* [Data shown]
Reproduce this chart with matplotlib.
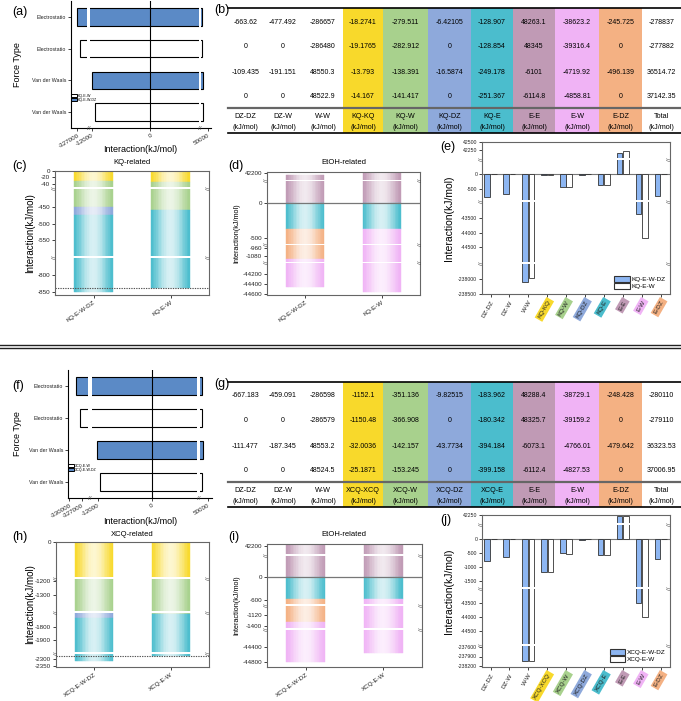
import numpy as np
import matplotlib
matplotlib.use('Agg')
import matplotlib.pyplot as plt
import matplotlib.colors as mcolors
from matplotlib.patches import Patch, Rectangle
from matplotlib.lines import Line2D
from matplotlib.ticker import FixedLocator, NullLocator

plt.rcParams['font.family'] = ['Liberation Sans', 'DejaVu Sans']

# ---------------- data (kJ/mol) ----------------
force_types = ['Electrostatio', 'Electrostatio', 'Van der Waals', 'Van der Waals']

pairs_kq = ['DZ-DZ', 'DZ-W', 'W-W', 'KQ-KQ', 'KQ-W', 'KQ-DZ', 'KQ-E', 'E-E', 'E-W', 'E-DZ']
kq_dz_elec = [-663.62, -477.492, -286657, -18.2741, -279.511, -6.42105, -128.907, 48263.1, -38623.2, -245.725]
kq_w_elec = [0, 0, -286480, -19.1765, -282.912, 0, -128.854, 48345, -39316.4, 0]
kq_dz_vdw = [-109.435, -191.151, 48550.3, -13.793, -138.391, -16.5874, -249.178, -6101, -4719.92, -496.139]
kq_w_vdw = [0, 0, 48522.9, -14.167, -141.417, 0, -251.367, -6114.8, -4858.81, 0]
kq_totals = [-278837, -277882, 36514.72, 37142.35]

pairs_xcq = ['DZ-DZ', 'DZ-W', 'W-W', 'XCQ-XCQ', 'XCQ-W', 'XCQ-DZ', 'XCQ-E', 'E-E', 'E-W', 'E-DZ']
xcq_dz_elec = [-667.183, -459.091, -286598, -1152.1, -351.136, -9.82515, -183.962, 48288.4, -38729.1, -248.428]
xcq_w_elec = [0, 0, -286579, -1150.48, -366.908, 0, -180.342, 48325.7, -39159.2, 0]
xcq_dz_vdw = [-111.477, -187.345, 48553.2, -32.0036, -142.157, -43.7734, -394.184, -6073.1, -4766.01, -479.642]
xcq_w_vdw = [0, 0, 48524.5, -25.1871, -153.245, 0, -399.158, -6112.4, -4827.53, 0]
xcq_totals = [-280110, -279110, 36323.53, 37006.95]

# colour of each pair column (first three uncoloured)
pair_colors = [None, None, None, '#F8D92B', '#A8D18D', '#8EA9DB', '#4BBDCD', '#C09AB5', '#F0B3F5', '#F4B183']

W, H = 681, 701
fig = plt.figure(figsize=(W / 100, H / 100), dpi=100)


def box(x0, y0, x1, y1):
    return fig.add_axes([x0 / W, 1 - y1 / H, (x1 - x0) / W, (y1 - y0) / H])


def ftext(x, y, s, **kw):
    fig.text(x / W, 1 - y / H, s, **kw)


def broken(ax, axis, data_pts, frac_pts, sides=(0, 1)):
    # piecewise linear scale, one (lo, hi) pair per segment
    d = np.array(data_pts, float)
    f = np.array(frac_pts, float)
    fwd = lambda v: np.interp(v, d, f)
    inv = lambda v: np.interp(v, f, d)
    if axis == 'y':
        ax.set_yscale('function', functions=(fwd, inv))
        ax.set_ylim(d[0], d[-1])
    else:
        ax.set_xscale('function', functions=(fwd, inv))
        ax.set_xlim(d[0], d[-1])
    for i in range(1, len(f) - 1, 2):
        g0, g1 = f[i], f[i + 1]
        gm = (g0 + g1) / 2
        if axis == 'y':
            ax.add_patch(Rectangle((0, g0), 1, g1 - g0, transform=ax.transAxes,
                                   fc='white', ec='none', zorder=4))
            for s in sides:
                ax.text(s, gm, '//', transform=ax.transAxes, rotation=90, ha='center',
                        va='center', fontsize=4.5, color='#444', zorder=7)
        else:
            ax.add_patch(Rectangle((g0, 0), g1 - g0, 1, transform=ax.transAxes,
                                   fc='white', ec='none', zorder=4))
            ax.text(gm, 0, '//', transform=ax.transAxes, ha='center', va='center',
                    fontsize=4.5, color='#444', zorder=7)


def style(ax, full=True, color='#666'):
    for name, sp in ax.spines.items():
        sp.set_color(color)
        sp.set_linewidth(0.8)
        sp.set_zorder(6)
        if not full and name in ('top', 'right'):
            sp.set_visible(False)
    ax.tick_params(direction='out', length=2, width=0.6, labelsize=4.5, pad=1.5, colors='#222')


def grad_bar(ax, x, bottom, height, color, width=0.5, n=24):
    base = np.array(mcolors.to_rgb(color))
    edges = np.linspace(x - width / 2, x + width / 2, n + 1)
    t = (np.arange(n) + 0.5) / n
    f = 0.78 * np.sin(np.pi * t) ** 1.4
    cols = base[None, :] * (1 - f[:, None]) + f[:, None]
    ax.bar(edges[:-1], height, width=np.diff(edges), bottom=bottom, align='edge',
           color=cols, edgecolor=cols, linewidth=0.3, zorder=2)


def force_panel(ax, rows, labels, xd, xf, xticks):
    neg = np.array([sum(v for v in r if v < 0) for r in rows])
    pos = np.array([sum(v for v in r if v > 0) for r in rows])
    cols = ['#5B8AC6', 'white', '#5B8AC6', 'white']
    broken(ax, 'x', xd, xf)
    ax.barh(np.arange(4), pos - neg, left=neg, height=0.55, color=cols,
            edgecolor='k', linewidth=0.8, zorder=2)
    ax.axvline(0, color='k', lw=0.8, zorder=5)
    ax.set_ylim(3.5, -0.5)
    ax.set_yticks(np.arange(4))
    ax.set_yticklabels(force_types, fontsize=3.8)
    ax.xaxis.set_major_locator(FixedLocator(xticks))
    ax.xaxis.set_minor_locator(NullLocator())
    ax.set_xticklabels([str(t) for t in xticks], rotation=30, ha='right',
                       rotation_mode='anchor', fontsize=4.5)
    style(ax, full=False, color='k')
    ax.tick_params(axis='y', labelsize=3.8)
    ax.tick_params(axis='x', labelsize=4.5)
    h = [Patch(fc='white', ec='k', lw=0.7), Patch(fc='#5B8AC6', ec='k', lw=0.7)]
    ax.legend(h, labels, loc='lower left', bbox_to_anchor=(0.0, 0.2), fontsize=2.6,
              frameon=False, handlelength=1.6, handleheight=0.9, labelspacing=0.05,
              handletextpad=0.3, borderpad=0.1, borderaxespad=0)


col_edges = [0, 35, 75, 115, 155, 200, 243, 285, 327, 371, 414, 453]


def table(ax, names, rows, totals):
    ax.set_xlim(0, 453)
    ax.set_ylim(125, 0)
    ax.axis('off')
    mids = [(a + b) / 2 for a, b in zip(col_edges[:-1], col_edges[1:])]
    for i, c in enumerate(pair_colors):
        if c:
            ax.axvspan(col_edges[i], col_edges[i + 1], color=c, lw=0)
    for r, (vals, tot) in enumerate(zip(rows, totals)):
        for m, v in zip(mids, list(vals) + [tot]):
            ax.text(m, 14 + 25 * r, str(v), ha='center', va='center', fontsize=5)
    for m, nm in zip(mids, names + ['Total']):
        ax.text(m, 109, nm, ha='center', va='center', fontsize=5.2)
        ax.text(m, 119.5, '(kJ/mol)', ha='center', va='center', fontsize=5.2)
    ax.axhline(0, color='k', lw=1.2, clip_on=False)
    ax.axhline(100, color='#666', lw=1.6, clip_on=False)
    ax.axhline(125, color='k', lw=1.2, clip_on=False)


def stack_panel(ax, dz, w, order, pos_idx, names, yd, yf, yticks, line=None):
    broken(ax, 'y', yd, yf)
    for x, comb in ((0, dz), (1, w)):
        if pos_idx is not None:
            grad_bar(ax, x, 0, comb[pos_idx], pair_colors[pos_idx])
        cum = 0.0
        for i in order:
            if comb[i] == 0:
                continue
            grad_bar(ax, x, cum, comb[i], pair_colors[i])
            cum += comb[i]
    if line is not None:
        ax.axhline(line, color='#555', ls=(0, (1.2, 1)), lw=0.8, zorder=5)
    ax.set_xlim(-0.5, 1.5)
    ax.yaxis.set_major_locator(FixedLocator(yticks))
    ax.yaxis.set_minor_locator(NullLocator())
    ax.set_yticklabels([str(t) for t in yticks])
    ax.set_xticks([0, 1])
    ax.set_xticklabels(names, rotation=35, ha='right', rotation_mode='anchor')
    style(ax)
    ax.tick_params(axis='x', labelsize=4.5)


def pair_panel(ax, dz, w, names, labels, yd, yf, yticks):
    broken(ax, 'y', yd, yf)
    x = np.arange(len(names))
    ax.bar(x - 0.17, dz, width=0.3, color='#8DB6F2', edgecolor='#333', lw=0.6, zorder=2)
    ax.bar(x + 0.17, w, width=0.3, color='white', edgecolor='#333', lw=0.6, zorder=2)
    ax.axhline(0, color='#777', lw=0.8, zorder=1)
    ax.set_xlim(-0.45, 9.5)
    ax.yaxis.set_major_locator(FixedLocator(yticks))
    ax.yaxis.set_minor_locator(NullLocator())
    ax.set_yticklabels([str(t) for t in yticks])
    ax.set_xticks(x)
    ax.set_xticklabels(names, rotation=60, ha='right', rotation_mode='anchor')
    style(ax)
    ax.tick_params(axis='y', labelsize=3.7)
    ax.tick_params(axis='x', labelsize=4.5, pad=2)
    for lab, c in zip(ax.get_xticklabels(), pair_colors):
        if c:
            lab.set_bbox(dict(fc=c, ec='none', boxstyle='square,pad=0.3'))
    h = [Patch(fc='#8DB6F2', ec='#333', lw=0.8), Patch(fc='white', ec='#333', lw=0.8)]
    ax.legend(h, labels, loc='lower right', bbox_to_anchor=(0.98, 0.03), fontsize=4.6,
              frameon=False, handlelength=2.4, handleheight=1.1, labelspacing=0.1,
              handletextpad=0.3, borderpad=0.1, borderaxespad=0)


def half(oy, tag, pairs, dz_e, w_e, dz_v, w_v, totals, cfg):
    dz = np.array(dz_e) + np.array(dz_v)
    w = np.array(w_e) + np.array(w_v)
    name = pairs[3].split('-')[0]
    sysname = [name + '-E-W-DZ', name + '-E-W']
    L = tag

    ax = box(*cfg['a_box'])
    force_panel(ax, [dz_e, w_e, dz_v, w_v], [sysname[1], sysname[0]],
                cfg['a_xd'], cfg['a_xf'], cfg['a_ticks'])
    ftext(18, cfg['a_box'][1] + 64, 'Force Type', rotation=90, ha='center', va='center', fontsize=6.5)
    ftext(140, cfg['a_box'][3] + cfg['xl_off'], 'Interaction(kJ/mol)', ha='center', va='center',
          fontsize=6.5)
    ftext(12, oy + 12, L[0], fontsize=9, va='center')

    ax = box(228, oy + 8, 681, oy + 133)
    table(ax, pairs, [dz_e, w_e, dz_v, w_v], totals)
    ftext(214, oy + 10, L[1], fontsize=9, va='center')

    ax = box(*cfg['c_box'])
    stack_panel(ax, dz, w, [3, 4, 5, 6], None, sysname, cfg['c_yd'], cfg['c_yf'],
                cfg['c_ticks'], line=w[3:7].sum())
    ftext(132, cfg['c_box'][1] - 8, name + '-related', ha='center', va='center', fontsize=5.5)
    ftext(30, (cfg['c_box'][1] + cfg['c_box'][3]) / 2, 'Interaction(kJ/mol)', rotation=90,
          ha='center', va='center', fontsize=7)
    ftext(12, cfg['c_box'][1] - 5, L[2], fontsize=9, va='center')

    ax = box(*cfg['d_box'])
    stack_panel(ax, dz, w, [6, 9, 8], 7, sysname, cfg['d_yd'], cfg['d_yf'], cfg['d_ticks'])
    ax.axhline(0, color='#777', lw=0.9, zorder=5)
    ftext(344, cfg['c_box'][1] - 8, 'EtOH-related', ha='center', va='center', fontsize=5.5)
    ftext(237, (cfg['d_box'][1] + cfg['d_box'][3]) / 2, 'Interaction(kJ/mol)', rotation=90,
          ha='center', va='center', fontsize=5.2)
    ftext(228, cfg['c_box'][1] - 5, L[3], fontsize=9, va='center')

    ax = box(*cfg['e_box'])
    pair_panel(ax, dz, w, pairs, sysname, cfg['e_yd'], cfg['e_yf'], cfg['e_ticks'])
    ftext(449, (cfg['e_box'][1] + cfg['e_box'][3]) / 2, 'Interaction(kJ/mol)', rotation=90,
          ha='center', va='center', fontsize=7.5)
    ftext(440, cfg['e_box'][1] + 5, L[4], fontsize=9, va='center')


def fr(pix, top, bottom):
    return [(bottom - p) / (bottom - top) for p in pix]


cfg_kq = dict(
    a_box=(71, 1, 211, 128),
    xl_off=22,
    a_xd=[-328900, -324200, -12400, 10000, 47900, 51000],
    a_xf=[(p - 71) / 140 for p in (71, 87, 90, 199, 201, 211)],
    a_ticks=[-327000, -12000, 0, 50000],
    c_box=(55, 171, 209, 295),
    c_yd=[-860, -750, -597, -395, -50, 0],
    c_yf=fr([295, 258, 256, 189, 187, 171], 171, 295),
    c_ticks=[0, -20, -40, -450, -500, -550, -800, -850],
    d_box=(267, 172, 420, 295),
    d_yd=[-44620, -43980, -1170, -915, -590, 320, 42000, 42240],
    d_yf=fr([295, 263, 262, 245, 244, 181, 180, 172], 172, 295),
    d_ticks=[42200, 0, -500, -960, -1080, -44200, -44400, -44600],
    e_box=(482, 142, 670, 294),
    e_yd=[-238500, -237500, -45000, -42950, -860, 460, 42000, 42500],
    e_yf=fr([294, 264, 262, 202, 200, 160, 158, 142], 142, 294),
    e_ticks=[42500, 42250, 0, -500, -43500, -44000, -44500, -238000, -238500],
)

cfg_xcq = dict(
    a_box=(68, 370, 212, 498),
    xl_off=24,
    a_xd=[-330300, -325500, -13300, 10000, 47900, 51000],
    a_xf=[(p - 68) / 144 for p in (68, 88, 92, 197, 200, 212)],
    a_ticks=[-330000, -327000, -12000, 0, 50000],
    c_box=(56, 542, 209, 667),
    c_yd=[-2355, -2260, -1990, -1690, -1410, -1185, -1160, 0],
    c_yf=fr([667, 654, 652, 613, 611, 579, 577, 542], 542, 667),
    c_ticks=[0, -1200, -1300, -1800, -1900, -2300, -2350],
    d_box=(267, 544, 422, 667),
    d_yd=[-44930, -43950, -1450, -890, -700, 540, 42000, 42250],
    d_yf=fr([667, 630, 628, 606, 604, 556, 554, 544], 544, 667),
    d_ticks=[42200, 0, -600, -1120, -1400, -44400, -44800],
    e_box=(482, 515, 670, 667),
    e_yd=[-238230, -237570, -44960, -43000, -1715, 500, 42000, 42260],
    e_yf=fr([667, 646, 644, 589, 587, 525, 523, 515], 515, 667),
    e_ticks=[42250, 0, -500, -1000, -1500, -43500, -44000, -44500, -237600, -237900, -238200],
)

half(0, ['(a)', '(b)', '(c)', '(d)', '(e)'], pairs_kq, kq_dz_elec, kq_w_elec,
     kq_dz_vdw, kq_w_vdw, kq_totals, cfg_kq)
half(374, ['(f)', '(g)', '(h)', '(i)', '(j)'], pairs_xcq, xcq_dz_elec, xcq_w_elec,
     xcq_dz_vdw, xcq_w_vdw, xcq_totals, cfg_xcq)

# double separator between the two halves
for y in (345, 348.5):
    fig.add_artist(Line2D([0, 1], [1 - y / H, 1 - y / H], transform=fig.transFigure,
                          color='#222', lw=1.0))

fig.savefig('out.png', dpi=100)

---

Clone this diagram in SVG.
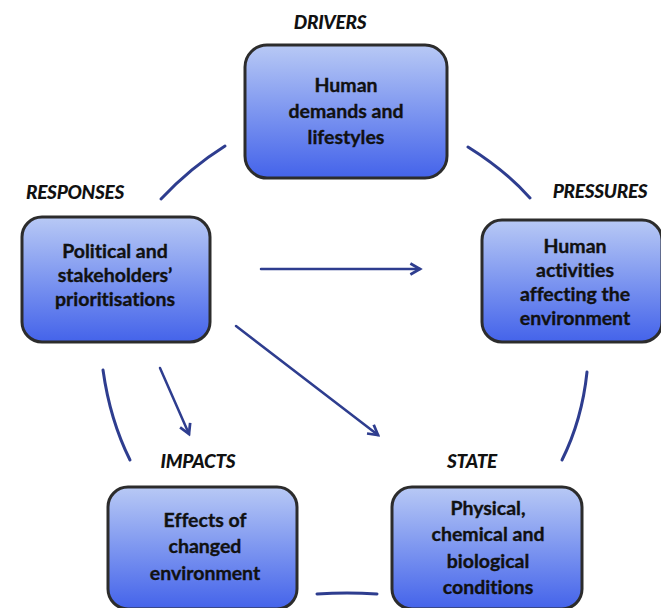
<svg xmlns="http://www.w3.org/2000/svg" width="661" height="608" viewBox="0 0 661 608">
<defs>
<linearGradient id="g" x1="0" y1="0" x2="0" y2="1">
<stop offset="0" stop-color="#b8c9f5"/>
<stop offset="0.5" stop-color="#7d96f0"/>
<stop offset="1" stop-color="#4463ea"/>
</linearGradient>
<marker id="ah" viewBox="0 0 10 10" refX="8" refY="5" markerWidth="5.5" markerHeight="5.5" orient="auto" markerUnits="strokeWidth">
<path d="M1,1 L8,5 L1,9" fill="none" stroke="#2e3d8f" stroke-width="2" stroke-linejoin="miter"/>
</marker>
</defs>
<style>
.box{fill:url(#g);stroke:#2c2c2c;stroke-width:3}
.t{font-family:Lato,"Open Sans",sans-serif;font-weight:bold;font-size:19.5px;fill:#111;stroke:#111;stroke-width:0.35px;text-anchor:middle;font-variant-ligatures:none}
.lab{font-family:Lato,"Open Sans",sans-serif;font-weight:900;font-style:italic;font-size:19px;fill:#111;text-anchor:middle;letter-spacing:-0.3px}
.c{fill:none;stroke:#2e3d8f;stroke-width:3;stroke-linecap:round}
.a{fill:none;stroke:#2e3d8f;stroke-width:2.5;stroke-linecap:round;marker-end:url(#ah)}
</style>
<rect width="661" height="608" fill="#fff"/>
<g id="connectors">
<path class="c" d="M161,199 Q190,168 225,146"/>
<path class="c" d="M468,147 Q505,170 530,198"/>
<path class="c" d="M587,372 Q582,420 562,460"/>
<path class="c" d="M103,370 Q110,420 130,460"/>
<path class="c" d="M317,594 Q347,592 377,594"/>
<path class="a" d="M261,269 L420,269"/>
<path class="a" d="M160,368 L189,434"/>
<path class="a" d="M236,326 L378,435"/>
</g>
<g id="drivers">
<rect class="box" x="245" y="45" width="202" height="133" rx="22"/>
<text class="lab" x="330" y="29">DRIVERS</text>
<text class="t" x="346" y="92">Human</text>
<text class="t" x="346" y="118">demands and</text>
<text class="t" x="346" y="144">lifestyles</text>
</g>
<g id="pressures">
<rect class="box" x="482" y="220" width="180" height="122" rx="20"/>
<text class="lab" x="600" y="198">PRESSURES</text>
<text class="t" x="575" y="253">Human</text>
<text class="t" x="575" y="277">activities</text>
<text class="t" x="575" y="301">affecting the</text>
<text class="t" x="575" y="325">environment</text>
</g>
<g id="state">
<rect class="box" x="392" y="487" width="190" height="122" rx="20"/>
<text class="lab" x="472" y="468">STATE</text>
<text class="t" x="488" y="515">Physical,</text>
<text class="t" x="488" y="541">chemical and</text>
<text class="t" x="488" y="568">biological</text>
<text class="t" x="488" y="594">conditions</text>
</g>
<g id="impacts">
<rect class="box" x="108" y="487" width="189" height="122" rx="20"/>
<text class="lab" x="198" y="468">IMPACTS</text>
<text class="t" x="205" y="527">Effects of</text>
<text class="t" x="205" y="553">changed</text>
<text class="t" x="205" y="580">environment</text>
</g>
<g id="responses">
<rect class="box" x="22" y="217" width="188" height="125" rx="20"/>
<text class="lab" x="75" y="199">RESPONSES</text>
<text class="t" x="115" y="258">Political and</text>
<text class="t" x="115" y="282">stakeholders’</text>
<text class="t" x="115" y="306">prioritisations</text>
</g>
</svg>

* [Goal] Above are some entries; copy exactly the lines from the line with "Reproduce this chart with matplotlib." through the line with "fig.text(x / W, 1 - y / H, s, **kw)", both included, but none of the pictures.

* [Response for this exercise]
Reproduce this chart with matplotlib.
import numpy as np
import matplotlib
matplotlib.use('Agg')
import matplotlib.pyplot as plt
import matplotlib.colors as mcolors
from matplotlib.patches import Patch, Rectangle
from matplotlib.lines import Line2D
from matplotlib.ticker import FixedLocator, NullLocator

plt.rcParams['font.family'] = ['Liberation Sans', 'DejaVu Sans']

# ---------------- data (kJ/mol) ----------------
force_types = ['Electrostatio', 'Electrostatio', 'Van der Waals', 'Van der Waals']

pairs_kq = ['DZ-DZ', 'DZ-W', 'W-W', 'KQ-KQ', 'KQ-W', 'KQ-DZ', 'KQ-E', 'E-E', 'E-W', 'E-DZ']
kq_dz_elec = [-663.62, -477.492, -286657, -18.2741, -279.511, -6.42105, -128.907, 48263.1, -38623.2, -245.725]
kq_w_elec = [0, 0, -286480, -19.1765, -282.912, 0, -128.854, 48345, -39316.4, 0]
kq_dz_vdw = [-109.435, -191.151, 48550.3, -13.793, -138.391, -16.5874, -249.178, -6101, -4719.92, -496.139]
kq_w_vdw = [0, 0, 48522.9, -14.167, -141.417, 0, -251.367, -6114.8, -4858.81, 0]
kq_totals = [-278837, -277882, 36514.72, 37142.35]

pairs_xcq = ['DZ-DZ', 'DZ-W', 'W-W', 'XCQ-XCQ', 'XCQ-W', 'XCQ-DZ', 'XCQ-E', 'E-E', 'E-W', 'E-DZ']
xcq_dz_elec = [-667.183, -459.091, -286598, -1152.1, -351.136, -9.82515, -183.962, 48288.4, -38729.1, -248.428]
xcq_w_elec = [0, 0, -286579, -1150.48, -366.908, 0, -180.342, 48325.7, -39159.2, 0]
xcq_dz_vdw = [-111.477, -187.345, 48553.2, -32.0036, -142.157, -43.7734, -394.184, -6073.1, -4766.01, -479.642]
xcq_w_vdw = [0, 0, 48524.5, -25.1871, -153.245, 0, -399.158, -6112.4, -4827.53, 0]
xcq_totals = [-280110, -279110, 36323.53, 37006.95]

# colour of each pair column (first three uncoloured)
pair_colors = [None, None, None, '#F8D92B', '#A8D18D', '#8EA9DB', '#4BBDCD', '#C09AB5', '#F0B3F5', '#F4B183']

W, H = 681, 701
fig = plt.figure(figsize=(W / 100, H / 100), dpi=100)


def box(x0, y0, x1, y1):
    return fig.add_axes([x0 / W, 1 - y1 / H, (x1 - x0) / W, (y1 - y0) / H])


def ftext(x, y, s, **kw):
    fig.text(x / W, 1 - y / H, s, **kw)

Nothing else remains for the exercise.